President Barack Obama, anxious to avoid a drawn-out ground war, has backed an air campaign but ruled out deploying "boots on the ground".

The talks follow more than six months of US-led air strikes that have reportedly halted IS advances for the most part and enabled Kurdish forces to recapture some ground in northern Iraq and the Syrian town of Kobane on the border with Turkey.

But the militants apparently still hold large swathes of territory seized last year across Iraq and Syria and appear to have spread their influence to Libya.

In recent days, IS has claimed responsibility for bombings in Libya as well as the murder of 21 Coptic Christians, most of them Egyptian.

Recruiting Sunnis to fight 

The meeting of top brass and diplomats was not intended to produce a new strategy, but to allow Carter to better understand the challenge posed by the militants and the range of efforts aimed at defeating them, said a senior US defence official.

Carter would be looking for an update on the Iraqi government's efforts to recruit other Sunnis into the fight against IS, the official told reporters.

Carter, an experienced Pentagon technocrat who took office last week, "wants it to be an open conversation regardless of rank," without formal presentations featuring power point slides, the official said.

Commanders believe the air war against IS and the training of Iraqi soldiers is mostly on course, but also think Baghdad's Shiite-led government has more work to do to persuade Sunnis to take up arms.

"On the military side, things are going well," the official said, adding however that "it's still yet to be seen how the Iraqis are really going to lead this thing."

"Thousands" of Sunni tribesmen have signed up to fight, but a proposed Sunni national guard was still a long way off, the official said.

"Are Sunnis in the fight?
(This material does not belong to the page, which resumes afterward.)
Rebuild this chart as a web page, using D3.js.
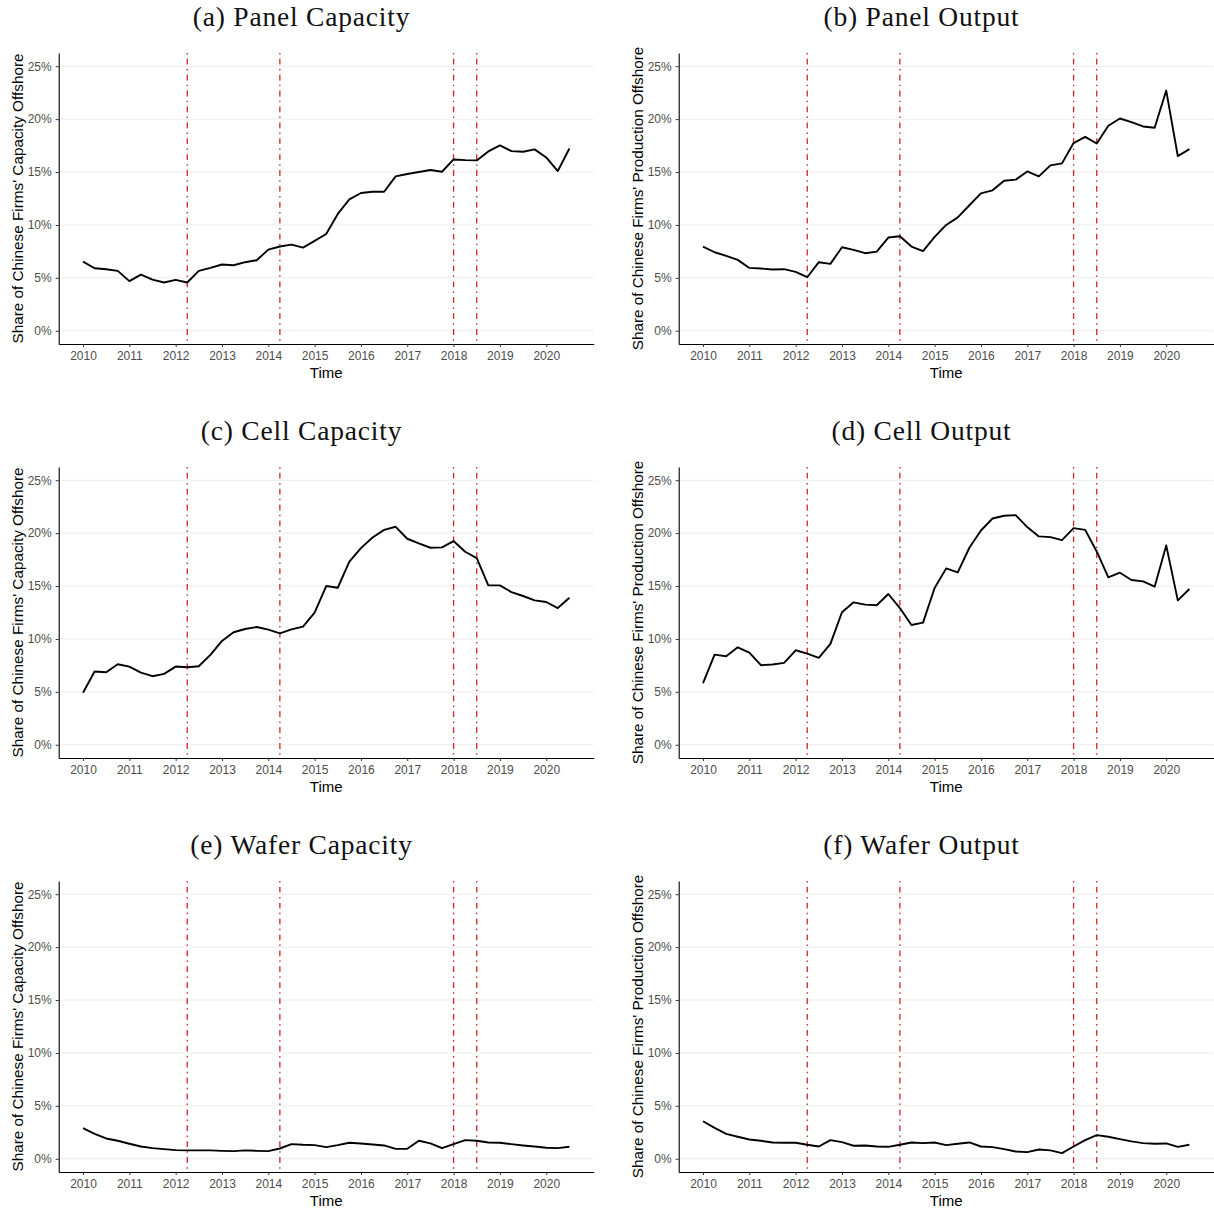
<!DOCTYPE html>
<html>
<head>
<meta charset="utf-8">
<script src="https://cdn.jsdelivr.net/npm/d3@7"></script>
<style>
  body { margin: 0; background: #fff; }
  svg { display: block; }
</style>
</head>
<body>
<div id="chart"></div>
<script>
// quarterly observations, 2010Q1 .. 2020Q3
const quarters = [
  2010.00, 2010.25, 2010.50, 2010.75, 2011.00, 2011.25, 2011.50, 2011.75,
  2012.00, 2012.25, 2012.50, 2012.75, 2013.00, 2013.25, 2013.50, 2013.75,
  2014.00, 2014.25, 2014.50, 2014.75, 2015.00, 2015.25, 2015.50, 2015.75,
  2016.00, 2016.25, 2016.50, 2016.75, 2017.00, 2017.25, 2017.50, 2017.75,
  2018.00, 2018.25, 2018.50, 2018.75, 2019.00, 2019.25, 2019.50, 2019.75,
  2020.00, 2020.25, 2020.50
];

// share offshore, in %
const panelCapacity = [
  6.54, 5.91, 5.82, 5.66, 4.69, 5.31, 4.84, 4.56, 4.81, 4.56, 5.66, 5.94,
  6.26, 6.19, 6.48, 6.67, 7.67, 7.96, 8.14, 7.86, 8.49, 9.15, 11.04, 12.42,
  13.02, 13.14, 13.14, 14.59, 14.81, 15.00, 15.19, 15.03, 16.19, 16.13, 16.10, 16.95,
  17.52, 16.98, 16.92, 17.14, 16.38, 15.09, 17.23
];
const panelOutput = [
  7.96, 7.42, 7.08, 6.70, 5.94, 5.88, 5.79, 5.82, 5.57, 5.06, 6.48, 6.32,
  7.89, 7.64, 7.33, 7.48, 8.81, 8.93, 7.96, 7.52, 8.87, 10.00, 10.72, 11.86,
  12.99, 13.27, 14.18, 14.28, 15.06, 14.59, 15.63, 15.82, 17.74, 18.33, 17.70, 19.37,
  20.06, 19.72, 19.31, 19.18, 22.70, 16.51, 17.17
];
const cellCapacity = [
  4.91, 6.92, 6.86, 7.61, 7.39, 6.82, 6.48, 6.70, 7.39, 7.33, 7.42, 8.49,
  9.81, 10.63, 10.94, 11.13, 10.88, 10.53, 10.91, 11.16, 12.48, 15.00, 14.84, 17.30,
  18.58, 19.59, 20.31, 20.60, 19.47, 19.03, 18.62, 18.65, 19.25, 18.24, 17.64, 15.06,
  15.06, 14.43, 14.06, 13.65, 13.49, 12.92, 13.90
];
const cellOutput = [
  5.82, 8.52, 8.36, 9.21, 8.71, 7.52, 7.58, 7.74, 8.93, 8.62, 8.21, 9.53,
  12.52, 13.46, 13.24, 13.18, 14.25, 12.92, 11.32, 11.54, 14.81, 16.67, 16.29, 18.62,
  20.25, 21.38, 21.64, 21.70, 20.57, 19.69, 19.62, 19.34, 20.47, 20.31, 18.27, 15.82,
  16.26, 15.57, 15.44, 14.94, 18.84, 13.65, 14.72
];
const waferCapacity = [
  2.89, 2.36, 1.92, 1.70, 1.42, 1.16, 1.01, 0.91, 0.82, 0.79, 0.79, 0.79,
  0.75, 0.72, 0.79, 0.75, 0.72, 0.97, 1.38, 1.32, 1.29, 1.10, 1.29, 1.51,
  1.45, 1.35, 1.26, 0.94, 0.94, 1.70, 1.45, 1.01, 1.38, 1.76, 1.70, 1.54,
  1.51, 1.38, 1.26, 1.16, 1.04, 1.01, 1.13
];
const waferOutput = [
  3.55, 2.92, 2.36, 2.08, 1.82, 1.70, 1.54, 1.51, 1.51, 1.32, 1.16, 1.76,
  1.57, 1.23, 1.26, 1.16, 1.13, 1.32, 1.54, 1.48, 1.54, 1.29, 1.42, 1.54,
  1.16, 1.10, 0.91, 0.69, 0.63, 0.88, 0.79, 0.53, 1.16, 1.76, 2.23, 2.08,
  1.86, 1.64, 1.48, 1.42, 1.45, 1.13, 1.32
];

const titles = ["(a) Panel Capacity", "(b) Panel Output", "(c) Cell Capacity",
                "(d) Cell Output", "(e) Wafer Capacity", "(f) Wafer Output"];
const yLabels = ["Share of Chinese Firms' Capacity Offshore", "Share of Chinese Firms' Production Offshore"];
const seriesList = [panelCapacity, panelOutput, cellCapacity, cellOutput, waferCapacity, waferOutput];

const yearTicks = [2010, 2011, 2012, 2013, 2014, 2015, 2016, 2017, 2018, 2019, 2020];
const yTicks = [0, 5, 10, 15, 20, 25];
const eventDates = [2012.25, 2014.25, 2018.0, 2018.5];

const width = 1214, height = 1209;
const sans = "'Liberation Sans', Arial, sans-serif";

const svg = d3.select("#chart").append("svg")
    .attr("width", width)
    .attr("height", height)
    .attr("viewBox", [0, 0, width, height]);

svg.append("rect").attr("width", width).attr("height", height).attr("fill", "white");

// plot box inside one cell
const pLeft = 58.7, pRight = 593.7, pTop = 53, pBottom = 344;

const x = d3.scaleLinear().domain([2009.475, 2021.025]).range([pLeft, pRight]);
const y = d3.scaleLinear().domain([-1.25, 26.25]).range([pBottom, pTop]);

const line = d3.line()
    .x((d, i) => x(quarters[i]))
    .y(d => y(d));

seriesList.forEach((values, i) => {
    const col = i % 2, row = Math.floor(i / 2);
    const g = svg.append("g")
        .attr("transform", `translate(${col * 620},${row * 414})`);

    // title
    g.append("text")
        .attr("x", 301.5)
        .attr("y", 26)
        .attr("text-anchor", "middle")
        .attr("font-family", "'Liberation Serif', 'Times New Roman', serif")
        .attr("font-size", 27.5)
        .attr("letter-spacing", 0.8)
        .attr("fill", "#111")
        .text(titles[i]);

    // horizontal grid
    g.append("g").selectAll("line")
        .data(yTicks)
        .join("line")
        .attr("x1", pLeft).attr("x2", pRight)
        .attr("y1", d => y(d)).attr("y2", d => y(d))
        .attr("stroke", "#ebebeb")
        .attr("stroke-width", 1);

    // event lines
    g.append("g").selectAll("line")
        .data(eventDates)
        .join("line")
        .attr("x1", d => x(d)).attr("x2", d => x(d))
        .attr("y1", pTop).attr("y2", pBottom)
        .attr("stroke", "#cd2626")
        .attr("stroke-width", 1.3)
        .attr("stroke-dasharray", "1.5,4.3,5.8,4.3");

    // series
    g.append("path")
        .datum(values)
        .attr("d", line)
        .attr("fill", "none")
        .attr("stroke", "black")
        .attr("stroke-width", 1.9)
        .attr("stroke-linejoin", "round");

    // axes
    const xAxis = g.append("g")
        .attr("transform", `translate(0,${pBottom})`)
        .call(d3.axisBottom(x).tickValues(yearTicks).tickFormat(d3.format("d"))
            .tickSize(3).tickSizeOuter(0).tickPadding(4.5));
    const yAxis = g.append("g")
        .attr("transform", `translate(${pLeft},0)`)
        .call(d3.axisLeft(y).tickValues(yTicks).tickFormat(d => d + "%")
            .tickSize(3).tickSizeOuter(0).tickPadding(4));

    [xAxis, yAxis].forEach(a => {
        a.select(".domain").attr("stroke", "black").attr("stroke-width", 1.1);
        a.selectAll(".tick line").attr("stroke", "#333");
        a.selectAll(".tick text")
            .attr("fill", "#4d4d4d")
            .attr("font-family", sans)
            .attr("font-size", 12);
    });

    // axis titles
    g.append("text")
        .attr("x", (pLeft + pRight) / 2)
        .attr("y", 377.5)
        .attr("text-anchor", "middle")
        .attr("font-family", sans)
        .attr("font-size", 15)
        .attr("fill", "black")
        .text("Time");

    g.append("text")
        .attr("transform", `translate(${pLeft - 35.5},${(pTop + pBottom) / 2}) rotate(-90)`)
        .attr("text-anchor", "middle")
        .attr("font-family", sans)
        .attr("font-size", 15.3)
        .attr("fill", "black")
        .text(yLabels[col]);
});
</script>
</body>
</html>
Yes. Are they in the numbers we want? No."

Carter was likely to raise questions about "what it means when we have groups swearing allegiance to ISIL in Libya, in Egypt, in Afghanistan" and "how are we thinking about the next few years of the counter-terrorism fight".

The meeting was to include the commander running the anti-IS campaign, Lieutenant General James Terry, as well as the heads of US Central Command, Africa Command, European Command, Special Operations Command and Joint Special Operations Command.

Diplomats and civilian officials due to take part included John Allen, Obama's envoy to the anti-IS coalition, as well as the US special envoy to Syria, Daniel Rubinstein, the official said.

US ambassadors to Egypt, Jordan, Kuwait, Saudi Arabia and the United Arab Emirates would also attend.

On his first trip abroad as defence secretary since being sworn in last Tuesday, Carter came to Kuwait after a two-day visit to Afghanistan, consulting commanders about the pace of a US troop withdrawal.